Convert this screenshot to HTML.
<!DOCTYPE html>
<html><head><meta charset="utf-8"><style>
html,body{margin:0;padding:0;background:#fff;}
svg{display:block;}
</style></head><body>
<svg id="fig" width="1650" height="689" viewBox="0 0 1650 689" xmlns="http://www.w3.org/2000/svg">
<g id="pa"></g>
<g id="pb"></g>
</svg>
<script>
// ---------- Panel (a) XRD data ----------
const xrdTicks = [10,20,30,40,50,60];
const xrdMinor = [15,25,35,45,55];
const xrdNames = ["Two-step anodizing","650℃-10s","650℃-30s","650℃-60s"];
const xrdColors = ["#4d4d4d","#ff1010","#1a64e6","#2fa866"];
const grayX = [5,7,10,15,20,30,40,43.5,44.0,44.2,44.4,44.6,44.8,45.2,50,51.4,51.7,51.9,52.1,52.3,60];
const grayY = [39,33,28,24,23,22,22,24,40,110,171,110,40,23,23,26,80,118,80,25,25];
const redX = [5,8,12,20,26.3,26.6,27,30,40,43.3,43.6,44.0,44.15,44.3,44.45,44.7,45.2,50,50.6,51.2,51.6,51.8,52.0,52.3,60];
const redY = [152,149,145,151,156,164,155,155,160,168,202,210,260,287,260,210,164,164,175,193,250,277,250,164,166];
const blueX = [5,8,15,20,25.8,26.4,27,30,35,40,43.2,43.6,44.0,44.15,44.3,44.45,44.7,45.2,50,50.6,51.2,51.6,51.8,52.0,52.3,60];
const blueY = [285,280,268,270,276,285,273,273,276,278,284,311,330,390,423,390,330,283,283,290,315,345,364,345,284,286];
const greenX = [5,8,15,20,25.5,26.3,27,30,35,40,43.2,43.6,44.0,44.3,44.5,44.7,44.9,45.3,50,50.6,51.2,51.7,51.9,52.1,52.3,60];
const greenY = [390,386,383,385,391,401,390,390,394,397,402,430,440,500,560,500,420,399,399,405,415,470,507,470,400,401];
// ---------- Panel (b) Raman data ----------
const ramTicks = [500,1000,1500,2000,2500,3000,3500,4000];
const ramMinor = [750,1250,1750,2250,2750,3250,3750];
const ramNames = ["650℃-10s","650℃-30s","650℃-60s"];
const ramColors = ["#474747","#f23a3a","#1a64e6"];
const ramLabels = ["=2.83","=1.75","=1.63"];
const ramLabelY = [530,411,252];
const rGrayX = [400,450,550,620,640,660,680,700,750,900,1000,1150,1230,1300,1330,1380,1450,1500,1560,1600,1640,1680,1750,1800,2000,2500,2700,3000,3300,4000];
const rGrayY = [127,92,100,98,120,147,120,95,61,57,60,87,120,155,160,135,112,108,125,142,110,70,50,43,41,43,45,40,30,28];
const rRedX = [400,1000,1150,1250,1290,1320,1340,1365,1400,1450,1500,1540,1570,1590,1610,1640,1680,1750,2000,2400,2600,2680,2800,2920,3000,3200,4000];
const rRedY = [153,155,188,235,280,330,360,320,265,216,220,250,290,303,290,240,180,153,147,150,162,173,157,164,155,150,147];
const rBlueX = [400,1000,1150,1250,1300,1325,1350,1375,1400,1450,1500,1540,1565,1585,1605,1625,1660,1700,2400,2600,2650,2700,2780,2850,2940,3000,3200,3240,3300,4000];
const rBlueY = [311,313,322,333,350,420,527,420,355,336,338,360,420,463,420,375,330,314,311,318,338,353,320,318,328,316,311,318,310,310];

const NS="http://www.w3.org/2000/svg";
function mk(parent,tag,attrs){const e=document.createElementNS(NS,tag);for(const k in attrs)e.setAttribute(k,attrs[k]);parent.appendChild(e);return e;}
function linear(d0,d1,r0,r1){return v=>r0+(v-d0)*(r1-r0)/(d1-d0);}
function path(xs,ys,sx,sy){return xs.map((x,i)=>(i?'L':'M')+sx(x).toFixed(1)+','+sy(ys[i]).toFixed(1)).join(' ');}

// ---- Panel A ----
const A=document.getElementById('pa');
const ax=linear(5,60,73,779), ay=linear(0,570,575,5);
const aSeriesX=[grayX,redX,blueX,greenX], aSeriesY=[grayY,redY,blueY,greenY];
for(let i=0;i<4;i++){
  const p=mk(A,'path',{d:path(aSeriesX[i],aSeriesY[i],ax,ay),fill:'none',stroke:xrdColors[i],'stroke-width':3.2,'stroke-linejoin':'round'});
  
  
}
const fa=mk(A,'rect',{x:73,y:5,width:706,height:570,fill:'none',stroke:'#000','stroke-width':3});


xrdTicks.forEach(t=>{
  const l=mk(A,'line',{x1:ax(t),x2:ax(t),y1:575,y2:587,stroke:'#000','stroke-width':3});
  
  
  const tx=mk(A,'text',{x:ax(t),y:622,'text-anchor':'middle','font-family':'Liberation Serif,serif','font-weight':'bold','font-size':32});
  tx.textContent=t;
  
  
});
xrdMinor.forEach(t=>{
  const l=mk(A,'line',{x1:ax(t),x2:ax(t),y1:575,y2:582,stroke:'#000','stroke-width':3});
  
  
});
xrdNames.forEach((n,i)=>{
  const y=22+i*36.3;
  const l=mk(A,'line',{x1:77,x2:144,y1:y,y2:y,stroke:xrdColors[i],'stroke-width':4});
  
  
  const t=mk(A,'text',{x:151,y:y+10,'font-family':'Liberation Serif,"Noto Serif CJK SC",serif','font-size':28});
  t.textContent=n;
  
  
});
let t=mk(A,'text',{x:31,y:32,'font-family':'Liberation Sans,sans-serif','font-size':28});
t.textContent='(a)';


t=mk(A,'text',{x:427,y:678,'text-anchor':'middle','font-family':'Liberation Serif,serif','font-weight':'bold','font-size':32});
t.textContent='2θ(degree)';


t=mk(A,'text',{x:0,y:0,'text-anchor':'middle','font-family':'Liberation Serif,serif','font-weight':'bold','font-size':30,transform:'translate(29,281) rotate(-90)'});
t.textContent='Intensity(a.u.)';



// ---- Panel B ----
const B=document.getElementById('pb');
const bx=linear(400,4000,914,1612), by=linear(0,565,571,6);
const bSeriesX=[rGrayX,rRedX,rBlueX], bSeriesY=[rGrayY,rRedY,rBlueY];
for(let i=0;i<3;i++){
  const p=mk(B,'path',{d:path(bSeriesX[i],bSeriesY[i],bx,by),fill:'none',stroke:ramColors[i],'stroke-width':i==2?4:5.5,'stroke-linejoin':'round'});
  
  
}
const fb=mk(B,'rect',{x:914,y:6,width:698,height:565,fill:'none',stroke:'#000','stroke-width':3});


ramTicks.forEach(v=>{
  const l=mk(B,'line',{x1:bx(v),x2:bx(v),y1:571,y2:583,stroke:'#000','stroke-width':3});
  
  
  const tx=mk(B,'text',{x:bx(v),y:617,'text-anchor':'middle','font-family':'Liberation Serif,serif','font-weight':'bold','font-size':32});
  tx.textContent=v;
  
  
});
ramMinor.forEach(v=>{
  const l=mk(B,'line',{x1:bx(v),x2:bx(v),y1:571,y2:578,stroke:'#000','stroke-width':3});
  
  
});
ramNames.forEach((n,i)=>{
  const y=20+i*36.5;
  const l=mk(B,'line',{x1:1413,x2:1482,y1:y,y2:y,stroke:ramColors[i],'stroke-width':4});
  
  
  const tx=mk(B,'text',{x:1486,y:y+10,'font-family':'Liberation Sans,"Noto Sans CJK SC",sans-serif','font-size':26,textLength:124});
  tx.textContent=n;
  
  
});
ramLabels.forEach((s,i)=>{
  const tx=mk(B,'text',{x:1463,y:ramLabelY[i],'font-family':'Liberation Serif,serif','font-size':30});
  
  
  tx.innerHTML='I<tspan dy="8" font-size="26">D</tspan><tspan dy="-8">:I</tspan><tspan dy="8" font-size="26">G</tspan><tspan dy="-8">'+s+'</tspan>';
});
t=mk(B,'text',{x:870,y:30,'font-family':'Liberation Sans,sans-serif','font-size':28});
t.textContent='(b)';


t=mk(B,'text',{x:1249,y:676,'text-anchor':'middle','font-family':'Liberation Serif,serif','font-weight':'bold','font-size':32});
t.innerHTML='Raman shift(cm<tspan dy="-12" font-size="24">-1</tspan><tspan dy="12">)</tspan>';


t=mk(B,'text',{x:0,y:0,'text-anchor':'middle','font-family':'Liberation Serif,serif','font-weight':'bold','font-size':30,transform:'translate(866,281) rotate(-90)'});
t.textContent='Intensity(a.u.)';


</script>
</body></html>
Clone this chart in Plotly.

——————————

Find each line with the string "this" and copy it out.

## FULL RESPONSE
Convert this screenshot to HTML.
Clone this chart in Plotly.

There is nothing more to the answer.